Dickson warns that stainless will scratch, though scratches can create a worn look that is often desirable.

"It's really modern and industrial looking," she says.

For enthusiastic cooks looking for a clean, low-maintenance option, stainless steel is hard to beat — the surface doesn't absorb stains or smells, and it can easily be wiped down.

Everything else

Unusual materials are setting some kitchens and bathrooms apart. Owings says he has seen a small number of people setting interesting objects in epoxy — including pennies, bottle tops and cans.

Dickson says she has seen glass used often, though less glass tile and more often thick slabs of glass that are durable and create an interesting, reflective surface.

Set on stone

While many people are looking more at alternative styles than before, Michael Owings of Owings Brothers Contracting says about 85 percent of his high-end customers still opt for granite in kitchens and bathrooms.

Granite: Granite can range in price from $100 to $250 per square foot. The material is very durable — it's sanitary and relatively heat-resistant — but it's also heavy. The stone varies greatly, so it's not ideal for someone wanting a uniform color or look. Owings says many customers request a laminate edge, which achieves the look of a really thick piece of granite without the added cost. This look is often seen in bar areas or in bathrooms.

Marble: Marble offers a beautiful countertop option, with its stunning variations and polished surface. It's expensive — often the most expensive option — with a typical $125- to $250-per-square-foot price tag. An emerging option in marble is a honed version, which takes the sleek look of the usually shiny stone and gives it a duller, unfinished feel. Owings says the countertops are typically filed to a minimal 3/4-inch thickness, but as always with marble, maintenance can be a deterrent. Even when polished and sealed, marble can be scratched and stained by foods and liquids.

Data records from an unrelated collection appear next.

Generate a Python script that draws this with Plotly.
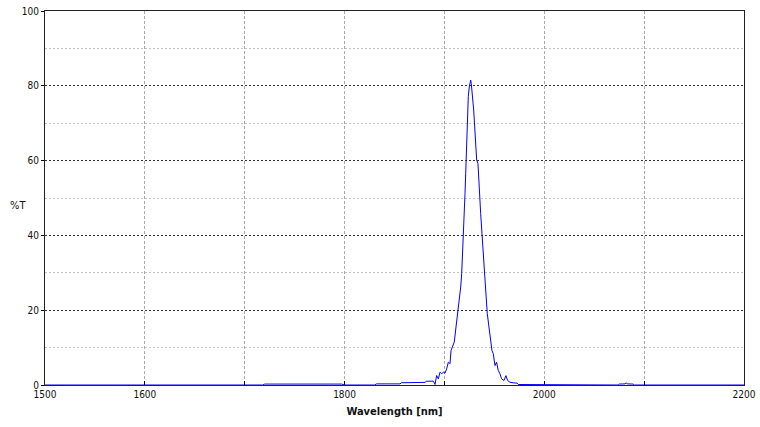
import plotly.graph_objects as go

# Wavelength (nm) and transmittance (%T)
wavelength = [1500, 1718, 1720, 1797, 1800, 1830, 1832, 1855.5, 1857, 1880.5, 1882,
              1888.9, 1890.6, 1892.2, 1893.9, 1895.6, 1897.2, 1898.9, 1900.6, 1902.2,
              1903.9, 1905.6, 1906.6, 1908.9, 1909.9, 1911.6, 1913.3, 1914.9, 1916.3,
              1917.3, 1918.3, 1918.9, 1919.9, 1920.6, 1921.3, 1921.9, 1922.6, 1923.3,
              1923.9, 1924.9, 1925.6, 1926.3, 1926.9, 1927.6, 1928.3, 1929.3, 1930.3,
              1931.3, 1932.3, 1933.6, 1934.9, 1936.3, 1937.6, 1938.9, 1940.3, 1941.6,
              1942.9, 1944.6, 1946.3, 1947.6, 1948.9, 1950.6, 1952.2, 1953.9, 1955.6,
              1957.2, 1959.6, 1961.6, 1963.3, 1965.6, 1968.9, 1972.9, 1974, 2074, 2075,
              2081, 2082, 2083, 2089, 2090, 2200]
transmittance = [0, 0, 0.25, 0.25, 0, 0, 0.3, 0.3, 0.6, 0.7, 1.0,
                 1.03, 0.13, 2.54, 1.65, 3.43, 3.0, 3.43, 3.16, 4.3,
                 6.1, 5.7, 9.2, 10.6, 11.5, 15.5, 19.1, 22.6, 26.2,
                 29.8, 35.1, 40.5, 45.8, 51.2, 56.5, 62.8, 68.1, 73.5,
                 77.1, 79.7, 81.1, 81.5, 80.6, 78.8, 78.0, 73.5, 69.0,
                 64.6, 60.1, 59.2, 51.2, 45.8, 40.5, 35.1, 29.8, 24.4,
                 19.1, 15.5, 11.9, 9.2, 8.4, 5.2, 6.1, 3.9, 3.0,
                 1.66, 1.2, 2.5, 1.2, 0.75, 0.58, 0.49, 0.13, 0, 0.25,
                 0.3, 0.6, 0.3, 0.25, 0, 0]

x_ticks = [1500, 1600, 1700, 1800, 1900, 2000, 2100, 2200]
x_tick_text = ["1500", "1600", "", "1800", "", "2000", "", "2200"]
y_ticks = [0, 20, 40, 60, 80, 100]

FONT = "DejaVu Sans Condensed, Liberation Sans Narrow, Arial Narrow, Liberation Sans, sans-serif"

fig = go.Figure()
fig.add_trace(go.Scatter(x=wavelength, y=transmittance, mode="lines",
                         line=dict(color="#0000ff", width=1), cliponaxis=False,
                         showlegend=False, hoverinfo="x+y"))

fig.update_layout(
    width=760, height=427,
    margin=dict(l=45, r=16, t=11, b=42, autoexpand=False),
    paper_bgcolor="white", plot_bgcolor="white",
    font=dict(family=FONT, size=10, color="#111111"),
    xaxis=dict(range=[1500, 2200], tickvals=x_ticks, ticktext=x_tick_text,
               automargin=False,
               showgrid=True, gridcolor="#a8a8a8", griddash="3px,2px", gridwidth=1,
               showline=True, linecolor="#222222", linewidth=1, mirror=True,
               ticks="inside", ticklen=4, tickcolor="#000000",
               zeroline=False, layer="below traces",
               title=dict(text="<b>Wavelength [nm]</b>", standoff=8,
                          font=dict(family=FONT, size=11))),
    yaxis=dict(range=[0, 100], tickvals=y_ticks, automargin=False,
               showgrid=True, gridcolor="#333333", griddash="2px,2px", gridwidth=1,
               minor=dict(dtick=10, showgrid=True, gridcolor="#c4c4c4",
                          griddash="2px,2px", ticks=""),
               showline=True, linecolor="#222222", linewidth=1, mirror=True,
               ticks="outside", ticklen=3, tickcolor="#000000",
               zeroline=False, layer="below traces"),
    annotations=[dict(text="%T", xref="paper", yref="y", x=-0.038, y=48,
                      showarrow=False, xanchor="center", yanchor="middle",
                      font=dict(family=FONT, size=11, color="#111111"))],
)

fig.write_html("out.html", config={"displayModeBar": False},
               post_script="document.body.style.margin='0';document.body.style.overflow='hidden';")
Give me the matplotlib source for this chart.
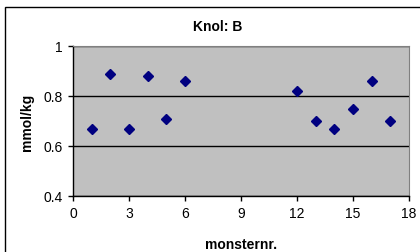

Engineered stone: Manmade stones, including Silestone and Caesarstone, Cambria and other quartz blends, are also emerging as a favorite to achieve the stone look without some of the maintenance issues seen with marble. The durable surfaces are typically stain- and scratch-resistant, though they generally aren't heatproof. Prices can range from an affordable $40 per square foot to matching or exceeding the price of granite and marble.